La microzonizzazione
del territorio
Intervenne comunque una legge ad incentivare l’avvio di un lavoro prezioso e indispensabile. Battezzata «Legge Abruzzo» garantiva alle zone con maggiore pericolosità  (quelle che superavano il valore 125 indicato dalla mappa di base) per elaborare i dati aggiuntivi locali. «Questa operazione — aggiunge Carlo Meletti — è stata battezzata microzonizzazione proprio perché arriva a descrivere nei minuti particolari il territorio suggerendo le indicazioni più opportune. Ora la microzonizzazione, di pertinenza delle Regioni e dei Comuni è stata avviata in alcune località  ma non dovunque. In qualche raro caso come la Regione Lazio la microzonizzazione è diventata un obbligo». 
Un passo avanti
dopo L’Aquila
Un altro passo avanti intervenuto dopo il terremoto a L’Aquila: sono state introdotte nuove tecniche di valutazione arrivando anche a considerare quei fenomeni di liquefazione di cui si è parlato nei giorni scorsi. Solo dopo questa data le «Norme tecniche per le costruzioni», deliberate nel 2008, entrano in vigore in tutta la Penisola. 
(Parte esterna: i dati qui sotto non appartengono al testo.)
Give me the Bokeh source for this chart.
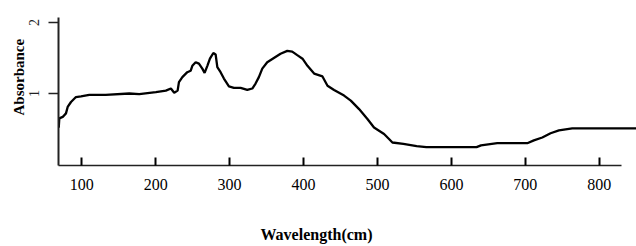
from bokeh.plotting import figure
from bokeh.models import FixedTicker, Range1d, Title, LinearAxis
from bokeh.embed import file_html
from bokeh.resources import INLINE

wavelength = [68.9, 69.7, 74.3, 78.7, 81.0, 85.5, 92.2, 99.0, 110.2, 132.4, 164.3, 177.8,
              200.3, 213.8, 220.6, 225.1, 229.7, 231.5, 236.1, 242.8, 247.3, 249.6, 254.1,
              258.5, 263.1, 266.2, 269.9, 273.4, 278.0, 281.1, 283.4, 287.8, 292.3, 299.1,
              305.8, 314.9, 323.9, 330.7, 335.1, 339.6, 344.2, 350.9, 359.9, 368.9, 378.0,
              384.7, 391.5, 398.6, 405.3, 414.3, 425.6, 432.4, 441.3, 454.8, 463.9, 475.1,
              486.4, 495.3, 508.9, 515.6, 520.2, 535.0, 553.0, 566.0, 597.0, 634.0, 640.0,
              662.0, 702.6, 711.5, 722.9, 734.1, 745.4, 763.4, 850.0]
absorbance = [0.52, 0.65, 0.67, 0.72, 0.81, 0.88, 0.95, 0.96, 0.98, 0.98, 1.00, 0.99,
              1.02, 1.04, 1.07, 1.01, 1.04, 1.16, 1.23, 1.30, 1.32, 1.39, 1.44,
              1.42, 1.35, 1.29, 1.39, 1.49, 1.57, 1.55, 1.37, 1.30, 1.21, 1.10,
              1.08, 1.08, 1.05, 1.07, 1.14, 1.23, 1.35, 1.44, 1.50, 1.56, 1.60,
              1.59, 1.54, 1.49, 1.39, 1.28, 1.24, 1.11, 1.05, 0.97, 0.90, 0.78,
              0.64, 0.52, 0.43, 0.36, 0.31, 0.29, 0.26, 0.245, 0.245, 0.245, 0.27,
              0.30, 0.30, 0.34, 0.38, 0.44, 0.48, 0.51, 0.51]

x_ticks = [100, 200, 300, 400, 500, 600, 700, 800]
y_ticks = [1, 2]
x_title = "Wavelength(cm)"
y_title = "Absorbance"

FONT = "Liberation Serif"

p = figure(width=636, height=246, output_backend="svg", toolbar_location=None,
           x_range=Range1d(68.6, 850.3), y_range=Range1d(-0.014, 2.07),
           min_border_left=58, min_border_right=0, min_border_top=17, min_border_bottom=81)
p.outline_line_color = None
p.xgrid.visible = False
p.ygrid.visible = False
p.background_fill_color = "white"
p.border_fill_color = "white"

p.line(wavelength, absorbance, line_color="black", line_width=2.3)

xa = p.xaxis[0]
xa.ticker = FixedTicker(ticks=x_ticks)
xa.bounds = (68.6, 830)
xa.axis_line_color = "#222222"
xa.axis_line_width = 1.5
xa.major_tick_in = 8
xa.major_tick_out = 0
xa.major_tick_line_width = 2
xa.major_tick_line_color = "black"
xa.minor_tick_line_color = None
xa.major_label_text_font = FONT
xa.major_label_text_font_size = "16px"
xa.major_label_text_color = "black"
xa.major_label_standoff = 13

ya = p.yaxis[0]
ya.ticker = FixedTicker(ticks=y_ticks)
ya.axis_line_color = "#222222"
ya.axis_line_width = 2
ya.major_tick_in = 0
ya.major_tick_out = 10
ya.major_tick_line_width = 1.5
ya.major_tick_line_color = "#222222"
ya.minor_tick_line_color = None
ya.major_label_orientation = "vertical"
ya.major_label_text_font = FONT
ya.major_label_text_font_size = "14px"
ya.major_label_text_color = "#222222"
ya.major_label_standoff = 9

# blank spacer axis (white tick on white, no labels, no line) pushes the x title down
spacer = LinearAxis(ticker=FixedTicker(ticks=[450], minor_ticks=[]),
                    axis_line_color=None, major_tick_line_color="white",
                    major_tick_line_width=1, minor_tick_line_color=None,
                    major_tick_in=0, major_tick_out=31, minor_tick_out=0,
                    major_label_text_color=None, major_label_standoff=0)
p.add_layout(spacer, "below")

p.add_layout(Title(text=y_title, align="left", offset=50, standoff=0,
                   text_font=FONT, text_font_style="bold", text_font_size="15px",
                   text_color="black"), "left")
p.add_layout(Title(text=x_title, align="left", offset=202, standoff=0,
                   text_font=FONT, text_font_style="bold", text_font_size="16px",
                   text_color="black"), "below")

open("out.html", "w").write(file_html(p, INLINE))
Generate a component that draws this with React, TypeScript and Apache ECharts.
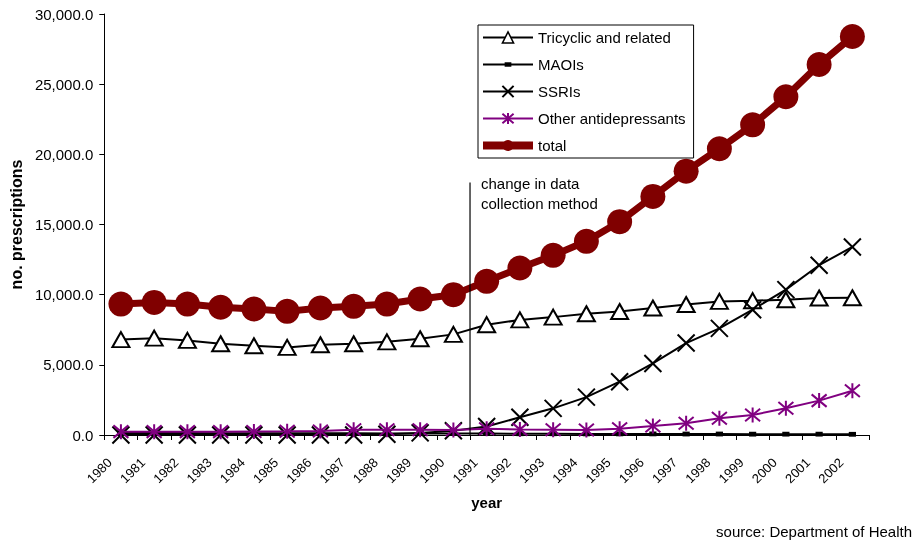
import React, { useEffect, useRef } from 'react';
import * as echarts from 'echarts';

const years = ['1980', '1981', '1982', '1983', '1984', '1985', '1986', '1987', '1988', '1989', '1990', '1991', '1992', '1993', '1994', '1995', '1996', '1997', '1998', '1999', '2000', '2001', '2002'];
const tricyclic = [6800, 6900, 6740, 6500, 6360, 6240, 6430, 6500, 6640, 6860, 7170, 7860, 8200, 8400, 8640, 8800, 9050, 9300, 9520, 9570, 9640, 9760, 9780];
const maois = [150, 140, 140, 130, 130, 120, 120, 120, 110, 110, 100, 100, 90, 90, 80, 80, 80, 70, 70, 60, 60, 60, 50];
const ssris = [0, 0, 0, 0, 0, 0, 0, 0, 50, 150, 300, 600, 1260, 1900, 2700, 3800, 5100, 6550, 7600, 8930, 10360, 12100, 13400];
const others = [240, 240, 240, 240, 250, 260, 290, 380, 380, 380, 360, 450, 400, 380, 360, 450, 640, 830, 1190, 1430, 1900, 2450, 3150];
const total = [9330, 9450, 9330, 9100, 8980, 8810, 9050, 9170, 9330, 9690, 10000, 10950, 11900, 12800, 13800, 15200, 17000, 18800, 20400, 22100, 24100, 26400, 28400];
const yTicks = { min: 0, max: 30000, interval: 5000 };
const seriesNames = ['Tricyclic and related', 'MAOIs', 'SSRIs', 'Other antidepressants', 'total'];
const annotationYears = ['1990', '1991'];
const annotationTop = 18000;
const annotationText = 'change in data\ncollection method';
const sourceText = 'source: Department of Health';

const FONT = '"Liberation Sans", Arial, sans-serif';
const CROSS = 'path://M0,0L10,10M10,0L0,10';
const STAR = 'path://M0,0L10,10M10,0L0,10M5,-1L5,11';
const DASH = 'path://M0,0M2,3L8,3L8,7L2,7ZM10,10';

export default function App() {
  const ref = useRef<HTMLDivElement>(null);
  useEffect(() => {
    if (!ref.current) return;
    const chart = echarts.init(ref.current, undefined, { renderer: 'svg' });
    const option: any = {
      animation: false,
      textStyle: { fontFamily: FONT, color: '#000' },
      grid: { left: 103, right: 45, top: 14, bottom: 106, containLabel: false },
      legend: {
        orient: 'vertical',
        left: 478,
        top: 25,
        itemWidth: 50,
        itemHeight: 14,
        itemGap: 12,
        padding: [5, 8, 5, 1],
        borderColor: '#000',
        borderWidth: 1,
        backgroundColor: '#fff',
        textStyle: { fontSize: 15, color: '#000', fontFamily: FONT },
        data: [
          { name: seriesNames[0], itemStyle: { color: '#fff', borderColor: '#000', borderWidth: 1.5 }, lineStyle: { width: 2, color: '#000' } },
          { name: seriesNames[1], itemStyle: { color: '#000', borderWidth: 0 }, lineStyle: { width: 2, color: '#000' } },
          { name: seriesNames[2], itemStyle: { color: '#000', borderColor: '#000', borderWidth: 2 }, lineStyle: { width: 2, color: '#000' } },
          { name: seriesNames[3], itemStyle: { color: '#800080', borderColor: '#800080', borderWidth: 2 }, lineStyle: { width: 2, color: '#800080' } },
          { name: seriesNames[4], itemStyle: { color: '#800000', borderWidth: 0 }, lineStyle: { width: 8, color: '#800000' } },
        ],
      },
      xAxis: {
        type: 'category',
        data: years,
        boundaryGap: true,
        axisLine: { lineStyle: { color: '#000', width: 1 } },
        axisTick: { show: true, length: 5, interval: 0, lineStyle: { color: '#000' } },
        axisLabel: { rotate: 45, interval: 0, fontSize: 13, color: '#000', margin: 14, padding: [0, 16, 0, 0], fontFamily: FONT },
        splitLine: { show: false },
        name: 'year',
        nameLocation: 'middle',
        nameGap: 60,
        nameTextStyle: { fontWeight: 'bold', fontSize: 15, color: '#000', fontFamily: FONT },
      },
      yAxis: {
        type: 'value',
        min: yTicks.min,
        max: yTicks.max,
        interval: yTicks.interval,
        axisLine: { show: true, lineStyle: { color: '#000', width: 1 } },
        axisTick: { show: true, length: 5, lineStyle: { color: '#000' } },
        splitLine: { show: false },
        axisLabel: {
          fontSize: 15,
          color: '#000',
          margin: 11,
          fontFamily: FONT,
          formatter: (v: number) => v.toLocaleString('en-US', { minimumFractionDigits: 1, maximumFractionDigits: 1 }),
        },
        name: 'no. prescriptions',
        nameLocation: 'middle',
        nameGap: 80,
        nameRotate: 90,
        nameTextStyle: { fontWeight: 'bold', fontSize: 16, color: '#000', fontFamily: FONT },
      },
      series: [
        {
          name: seriesNames[1], type: 'line', data: maois, symbol: DASH, symbolSize: 12,
          itemStyle: { color: '#000' }, lineStyle: { color: '#000', width: 2 }, z: 2,
        },
        {
          name: seriesNames[0], type: 'line', data: tricyclic, symbol: 'triangle', symbolSize: [17, 15],
          itemStyle: { color: '#fff', borderColor: '#000', borderWidth: 2 }, lineStyle: { color: '#000', width: 2 }, z: 3,
        },
        {
          name: seriesNames[2], type: 'line', data: ssris, symbol: CROSS, symbolSize: 17,
          itemStyle: { color: '#000', borderColor: '#000', borderWidth: 2 }, lineStyle: { color: '#000', width: 2 }, z: 3,
        },
        {
          name: seriesNames[3], type: 'line', data: others, symbol: STAR, symbolSize: 15,
          itemStyle: { color: '#800080', borderColor: '#800080', borderWidth: 2 }, lineStyle: { color: '#800080', width: 2 }, z: 4,
        },
        {
          name: seriesNames[4], type: 'line', data: total, symbol: 'circle', symbolSize: 25,
          itemStyle: { color: '#800000' }, lineStyle: { color: '#800000', width: 7 }, z: 5,
        },
      ].map((s) => ({ ...s, emphasis: { disabled: true } })),
    };
    chart.setOption(option);
    const pA = chart.convertToPixel({ gridIndex: 0 }, [annotationYears[0], annotationTop]) as number[];
    const pB = chart.convertToPixel({ gridIndex: 0 }, [annotationYears[1], 0]) as number[];
    const xMid = (pA[0] + pB[0]) / 2;
    chart.setOption({
      graphic: [
        {
          type: 'line', z: 50,
          shape: { x1: xMid, y1: pA[1], x2: xMid, y2: pB[1] },
          style: { stroke: '#000', lineWidth: 1.2 },
        },
        {
          type: 'text', z: 50, x: xMid + 11, y: pA[1] - 9,
          style: { text: annotationText, fontSize: 15, lineHeight: 20, fill: '#000', fontFamily: FONT },
        },
        {
          type: 'text', right: 2, top: 524,
          style: { text: sourceText, fontSize: 15, fill: '#000', fontFamily: FONT },
        },
      ],
    });
    return () => chart.dispose();
  }, []);
  return <div ref={ref} style={{ position: 'fixed', left: 0, top: 0, width: 914, height: 541 }} />;
}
Già  l’applicazione delle regole sismiche del 2003 aveva proceduto a rilento perché, paradossalmente, era rimasta pure in vigore la possibilità  di far riferimento alle norme precedenti. «Ed è a causa di tutti questi ritardi — precisa una nota dell’Ingv — che nelle zone colpite in questi giorni si è accumulato un notevole deficit di protezione sismica, che è in parte responsabile dei danni avvenuti». E aggiunge come un avvertimento che «una situazione analoga interessa un notevole numero di Comuni, localizzati principalmente nell’Italia settentrionale».
Una Carta 
ancora da fare
Resta un altro punto emerso con decisione negli ultimi giorni. E cioè l’opportunità  di trasformare l’attuale mappa del pericolo sismico che segnala appunto il potenziale pericolo di una zona in base alle statistiche dei terremoti già  avvenuti in passato, in una mappa del rischio sismico il quale deve tener conto dei parametri economici dell’area; cioè deve considerare oltre gli insediamenti abitativi anche quelli produttivi. Questo è uno sforzo ancora da compiere e che deve coinvolgere ingegneri, economisti ed esperti vari. Solo a quel punto esisterebbe il preciso valore di rischio da cui partire per scrivere dei regolamenti anche più restrittivi, ad esempio, negli insediamenti industriali mettendoli al riparo dai possibili danni dai quali oggi non sono tutelati proprio per una regolamentazione insufficiente.